These are frequently hailed as “Franklin’s 13 Virtues” . . . but that’s not exactly what they represent. It’s true that all thirteen of these traits are virtues, however, if you read about Benjamin Franklin, you’ll quickly come to realize that these aren’t Franklin’s virtues—this list represents his vices! After a long look in the mirror, Franklin realized at some point in his youth that his character was in bad need of improvement. He didn’t make a list of virtues he possessed, he made a list of virtues that he needed to work on. And that’s what he did. What’s most remarkable is that he continued working on these for the rest of his life.
Change is hard, and personal improvement and character development is even harder. As we learn from Franklin’s example, it’s a lifelong pursuit with a goal we never reach. It’s hard because it requires us to look in that mirror and be honest with ourselves. We have to be able to see ourselves as we really are, and recognize where we need work. And there are no shortcuts to building character. It’s very hard work. It requires dedication. It requires sustained determination. It requires self-discipline and self-control.

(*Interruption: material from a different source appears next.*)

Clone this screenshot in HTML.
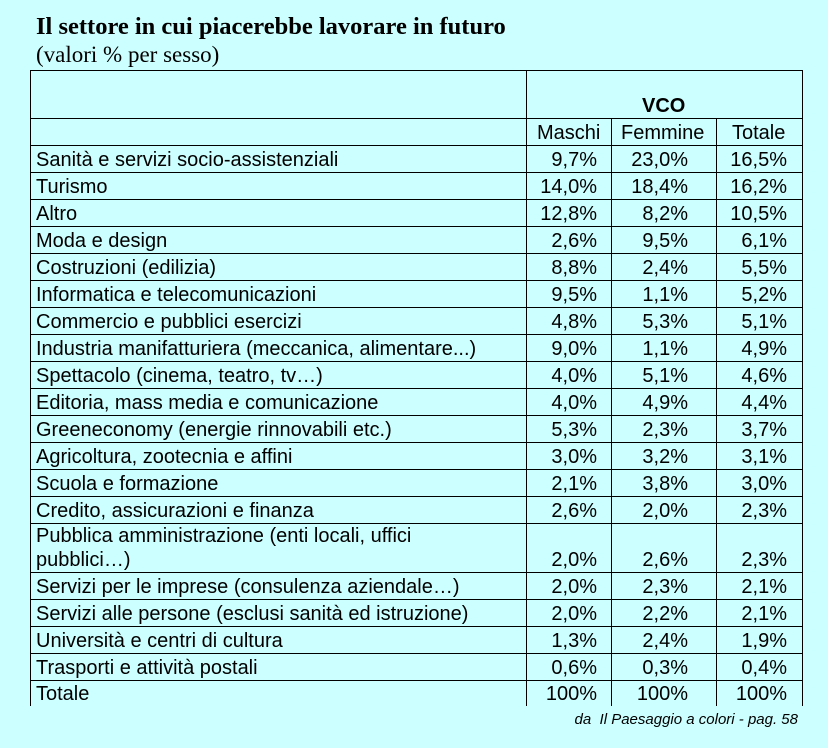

But as Masons, that’s what we signed on for—to learn subdue our passions and improve ourselves in Masonry. In other words, to learn self-control and self-discipline and begin down the path of becoming a true and upright Mason. To begin seriously working on that ashlar, knocking off all those rough and superfluous parts of our character.
I challenge you to do as Franklin did . . . reflect honestly on yourself, make a list of areas that need improvement, and start down that path to a better you.